I’ve obviously been thinking a lot about this election, and as you probably can guess, I’m not very pleased with the outcome. I have no reason to feel personally imperiled or threatened by President Trump enacting all of his promises. The sum of what will happen to me personally is, probably, that my taxes may go down a bit. But I am really concerned for a lot of people and the country (and world) as a whole.

What happens to the environment when someone who has said climate change is a Chinese hoax runs the EPA? What will victims of sexual assault feel when the president has bragged about groping women? How will Muslims feel when one of his signature policies was banning them from entering the country? What about Latinos, worried about how welcome they are too? What about anyone who’s worried about being profiled by police if stop and frisk makes a comeback nationwide? With people like Mike Pence in the administration and the judges who could be appointed, what will happen to LGBT folks, who could lose their marriage rights and still get fired for being who they are? The list of questions goes on. These aren’t abstract to me; I know people personally affected in each category.
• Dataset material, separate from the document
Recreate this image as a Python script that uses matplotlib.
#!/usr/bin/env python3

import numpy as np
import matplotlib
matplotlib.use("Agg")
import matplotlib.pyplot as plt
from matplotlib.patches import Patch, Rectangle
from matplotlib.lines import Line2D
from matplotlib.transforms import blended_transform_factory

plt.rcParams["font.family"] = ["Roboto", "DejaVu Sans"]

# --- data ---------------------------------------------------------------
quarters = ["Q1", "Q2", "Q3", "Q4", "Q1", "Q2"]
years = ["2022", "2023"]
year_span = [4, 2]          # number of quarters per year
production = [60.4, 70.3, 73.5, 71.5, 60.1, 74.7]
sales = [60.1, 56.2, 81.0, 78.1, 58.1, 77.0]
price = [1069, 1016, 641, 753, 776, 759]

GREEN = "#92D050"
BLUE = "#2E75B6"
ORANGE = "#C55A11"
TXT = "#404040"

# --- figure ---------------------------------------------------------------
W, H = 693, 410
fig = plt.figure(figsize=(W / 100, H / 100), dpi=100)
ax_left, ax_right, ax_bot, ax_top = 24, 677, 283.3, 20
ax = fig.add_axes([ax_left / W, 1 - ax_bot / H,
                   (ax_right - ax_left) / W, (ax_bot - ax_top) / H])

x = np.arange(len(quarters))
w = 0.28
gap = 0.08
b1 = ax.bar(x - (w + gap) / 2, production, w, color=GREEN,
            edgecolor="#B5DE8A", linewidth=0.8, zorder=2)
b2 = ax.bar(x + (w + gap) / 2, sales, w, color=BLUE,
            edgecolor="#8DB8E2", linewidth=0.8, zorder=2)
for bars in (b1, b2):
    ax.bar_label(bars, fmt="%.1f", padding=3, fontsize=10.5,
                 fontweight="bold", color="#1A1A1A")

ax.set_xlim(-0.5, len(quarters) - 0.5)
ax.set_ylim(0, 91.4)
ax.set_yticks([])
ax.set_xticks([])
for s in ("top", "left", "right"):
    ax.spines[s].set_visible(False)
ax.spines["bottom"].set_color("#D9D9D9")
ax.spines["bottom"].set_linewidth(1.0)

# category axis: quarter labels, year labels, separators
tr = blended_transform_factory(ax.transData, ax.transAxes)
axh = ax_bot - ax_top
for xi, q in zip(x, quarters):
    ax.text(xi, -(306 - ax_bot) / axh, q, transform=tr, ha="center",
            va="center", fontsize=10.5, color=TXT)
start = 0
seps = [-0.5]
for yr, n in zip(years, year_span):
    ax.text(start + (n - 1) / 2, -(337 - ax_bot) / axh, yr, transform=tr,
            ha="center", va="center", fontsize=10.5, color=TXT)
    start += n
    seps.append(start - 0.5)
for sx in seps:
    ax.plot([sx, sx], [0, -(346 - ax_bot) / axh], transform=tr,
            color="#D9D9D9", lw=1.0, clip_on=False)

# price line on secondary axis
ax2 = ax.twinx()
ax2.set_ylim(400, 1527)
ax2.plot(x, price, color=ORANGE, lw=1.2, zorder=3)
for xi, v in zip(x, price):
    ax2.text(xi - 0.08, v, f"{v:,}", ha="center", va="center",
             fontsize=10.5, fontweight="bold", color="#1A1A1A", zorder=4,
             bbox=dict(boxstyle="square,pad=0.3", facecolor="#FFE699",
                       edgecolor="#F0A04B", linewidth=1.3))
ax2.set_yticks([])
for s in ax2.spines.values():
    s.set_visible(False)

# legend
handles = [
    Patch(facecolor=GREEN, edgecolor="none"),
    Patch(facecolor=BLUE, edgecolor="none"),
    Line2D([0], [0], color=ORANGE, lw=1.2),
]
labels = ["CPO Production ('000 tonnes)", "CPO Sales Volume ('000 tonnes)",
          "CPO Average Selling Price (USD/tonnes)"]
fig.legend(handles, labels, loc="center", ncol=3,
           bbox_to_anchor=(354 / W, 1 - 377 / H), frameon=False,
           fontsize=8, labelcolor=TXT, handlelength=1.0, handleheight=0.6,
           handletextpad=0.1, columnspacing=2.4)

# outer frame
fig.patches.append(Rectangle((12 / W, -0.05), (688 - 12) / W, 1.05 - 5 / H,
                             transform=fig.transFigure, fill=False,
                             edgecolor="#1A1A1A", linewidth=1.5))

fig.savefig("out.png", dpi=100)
Those are the concerns I have, not to mention a sense that a good portion of what I’ve spent the last six years of my life doing was for jack shit. Peace Corps in Ukraine? I have a sinking feeling that Ukraine is about to get completely sold out, and the thousands of Ukrainians who fought for independence from a corrupt government and Russia will be left to stand alone. Expanding access to health care for those who can’t afford it? If the ACA gets repealed, twenty million people lose health insurance, and this includes HIV+ and other folks who couldn’t get any insurance without the law. Studying policy to work for our nation? We just elected the meme candidate who barely laid out any concrete plans for months beyond “build a wall” and “I’m a fan of the Second Amendment,” and who still lacks so many details on what he’s going to do and how he’s going to do it.

But in a democracy you accept the results of elections, even when your side loses. I voted for John McCain—with many reservations, like Sarah Palin—in 2008 and remember feeling down in the days after that election. Barack Obama turned out to be a much better president than I thought he would be. I genuinely and sincerely hope that I’m wrong about the kind of president Donald Trump will be, and the kind of people he’ll surround himself with. My impression of him is that he’s a con artist and pathological liar with an undiagnosed personality disorder who cares only about himself. I want to be wrong about him. I want him to be interested in making the country better, stronger, safer. Campaigns are full of rancor and ridiculous rhetoric and have almost nothing in common with actually governing. Maybe I’m totally wrong. But I’m not holding my breath.

This is still my country. I feel like this because I love and care for it. I’m not going to stop doing what I can to make it better, in whatever way I can. Neither should you.